Children’s Rights in Islamic Law
The Prophet’s model: The Prophet Muhammad’s own conduct with children was famous for its warmth and egalitarianism — he carried his grandsons Hasan and Husayn on his shoulders during prayer, allowed his granddaughter Umama to be carried during salat, and taught: ‘He who does not show mercy to our children and does not honor our elderly is not of us.’ (Tirmidhi). This model of prophetic tenderness toward children set the tone for the Islamic legal elaboration of children’s rights.
Equal treatment: The Prophet’s warning against preferring one child over others in gifts — transmitted through the famous story of Nu’man ibn Bashir’s father, who was told by the Prophet ‘Do not make me a witness to injustice’ when he tried to give Nu’man a special gift without giving equally to the other children — established the ‘adl principle among siblings as a hadith-grounded legal rule.

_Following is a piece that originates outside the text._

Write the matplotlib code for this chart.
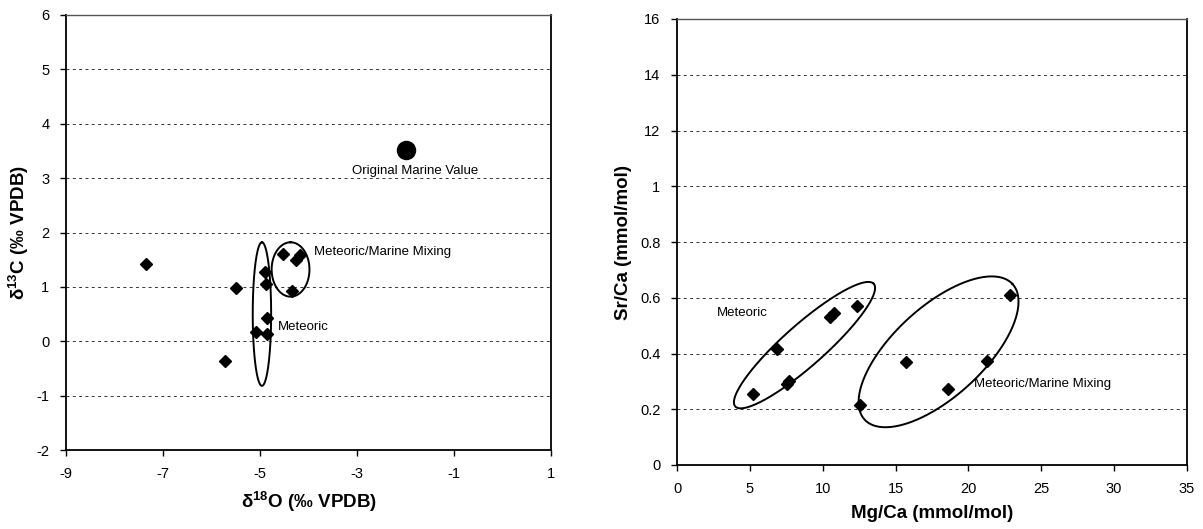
import numpy as np
import matplotlib
matplotlib.use("Agg")
import matplotlib.pyplot as plt

plt.rcParams['font.family'] = ['Liberation Sans', 'DejaVu Sans']
plt.rcParams['axes.unicode_minus'] = False
plt.rcParams['mathtext.fontset'] = 'custom'
plt.rcParams['mathtext.rm'] = 'Liberation Sans'
plt.rcParams['mathtext.bf'] = 'Liberation Sans:bold'

# ---- Left panel data: d18O vs d13C ----
d18o = [-7.35, -5.50, -5.73, -4.90, -4.88, -4.85, -5.09, -4.85, -4.53, -4.26, -4.17, -4.33]
d13c = [1.42, 0.975, -0.36, 1.28, 1.06, 0.43, 0.17, 0.135, 1.61, 1.49, 1.58, 0.92]
marine_d18o = [-2.0]
marine_d13c = [3.52]
left_xticks = [-9, -7, -5, -3, -1, 1]
left_yticks = [-2, -1, 0, 1, 2, 3, 4, 5, 6]

# ---- Right panel data: Mg/Ca vs Sr/Ca ----
mgca = [5.20, 6.89, 7.53, 7.71, 10.51, 10.75, 12.36, 12.57, 15.74, 18.62, 21.26, 22.85]
srca = [0.253, 0.415, 0.291, 0.303, 0.532, 0.544, 0.572, 0.216, 0.368, 0.271, 0.373, 0.610]
right_xticks = [0, 5, 10, 15, 20, 25, 30, 35]
right_yticks = [0, 0.2, 0.4, 0.6, 0.8, 1.0, 1.2, 1.4, 1.6]
right_yticklabels = ["0", "0.2", "0.4", "0.6", "0.8", "1", "12", "14", "16"]

# group ellipses: center, semi-axis vector a, semi-axis vector b (data units)
left_ellipses = [
    ((-4.96, 0.50), (0.0, 1.32), (0.19, 0.0)),
    ((-4.37, 1.32), (0.0, 0.50), (0.39, 0.0)),
]
right_ellipses = [
    ((8.75, 0.43), (4.75, 0.22), (0.95, -0.055)),
    ((17.95, 0.406), (5.07, 0.2435), (2.1, -0.118)),
]


def draw_ellipse(ax, c, a, b):
    t = np.linspace(0, 2 * np.pi, 300)
    x = c[0] + a[0] * np.cos(t) + b[0] * np.sin(t)
    y = c[1] + a[1] * np.cos(t) + b[1] * np.sin(t)
    ax.plot(x, y, color='black', lw=1.4, zorder=3)


def style_axes(ax):
    for s in ['left', 'bottom', 'right']:
        ax.spines[s].set_color('black')
        ax.spines[s].set_linewidth(1.3)
    ax.spines['top'].set_color('#555555')
    ax.spines['top'].set_linewidth(1.0)
    ax.tick_params(direction='out', length=4, width=1, labelsize=10.5,
                   colors='black', top=False, right=False)
    ax.yaxis.grid(True, linestyle=(0, (3, 3.5)), color='#333333', lw=0.7)
    ax.xaxis.grid(False)
    ax.set_axisbelow(True)


fig = plt.figure(figsize=(12.03, 5.29), dpi=100)

# ---------- Left ----------
ax1 = fig.add_axes([66 / 1203, 1 - 450 / 529, 485 / 1203, 435 / 529])
style_axes(ax1)
ax1.set_xlim(-9, 1)
ax1.set_ylim(-2, 6)
ax1.set_xticks(left_xticks)
ax1.set_yticks(left_yticks)
ax1.tick_params(axis='x', pad=8)
ax1.tick_params(axis='y', pad=8)
for c, a, b in left_ellipses:
    draw_ellipse(ax1, c, a, b)
ax1.plot(d18o, d13c, linestyle='none', marker='D', color='black', ms=6.5, zorder=4)
ax1.plot(marine_d18o, marine_d13c, linestyle='none', marker='o', color='black', ms=13, zorder=4)
ax1.text(-1.8, 3.14, "Original Marine Value", fontsize=9.5, ha='center', va='center')
ax1.text(-3.89, 1.64, "Meteoric/Marine Mixing", fontsize=9.5, ha='left', va='center')
ax1.text(-4.64, 0.26, "Meteoric", fontsize=9.5, ha='left', va='center')
ax1.set_xlabel(r"$\mathbf{\delta^{18}O}$ (‰ VPDB)", fontsize=13.5, fontweight='bold', labelpad=7)
ax1.set_ylabel(r"$\mathbf{\delta^{13}C}$ (‰ VPDB)", fontsize=13.5, fontweight='bold', labelpad=4)

# ---------- Right ----------
ax2 = fig.add_axes([677 / 1203, 1 - 465 / 529, 510 / 1203, 446 / 529])
style_axes(ax2)
ax2.set_xlim(0, 35)
ax2.set_ylim(0, 1.6)
ax2.set_xticks(right_xticks)
ax2.set_yticks(right_yticks)
ax2.set_yticklabels(right_yticklabels)
ax2.tick_params(axis='x', pad=8)
ax2.tick_params(axis='y', pad=8)
for c, a, b in right_ellipses:
    draw_ellipse(ax2, c, a, b)
ax2.plot(mgca, srca, linestyle='none', marker='D', color='black', ms=6.5, zorder=4)
ax2.text(2.72, 0.546, "Meteoric", fontsize=9.5, ha='left', va='center')
ax2.text(20.36, 0.291, "Meteoric/Marine Mixing", fontsize=9.5, ha='left', va='center')
ax2.set_xlabel("Mg/Ca (mmol/mol)", fontsize=13.5, fontweight='bold', labelpad=7)
ax2.set_ylabel("Sr/Ca (mmol/mol)", fontsize=13.5, fontweight='bold', labelpad=6)

fig.savefig("out.png", dpi=100)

See also: Nikah, Al Nasab, Birr Al Walidayn, Al Tarbiya, Al Mawdud, Akhlaq, Adl
The Child in the Covenant
Born into walayah: In Ismaili Bohra theology, the child of a mumin couple is born into the covenant community — the adhan whispered at birth is the first act of incorporation into the da’wa. The child’s early religious formation (Quran recitation, Arabic, Ismaili theology) is the beginning of a tarbiya that culminates in the misaq when the child reaches maturity. The intergenerational transmission of walayah is the community’s most fundamental act — each generation’s responsibility to the next.
The walad as amanah: The child is a divine trust (amanah) not a possession. Islamic law’s sharp limit on parental authority — parents cannot compel a child to sin; cannot give a daughter in marriage without her consent (post-puberty); cannot deprive children of their inheritance rights — reflects this amanah logic: the child is Allah’s, not the parent’s.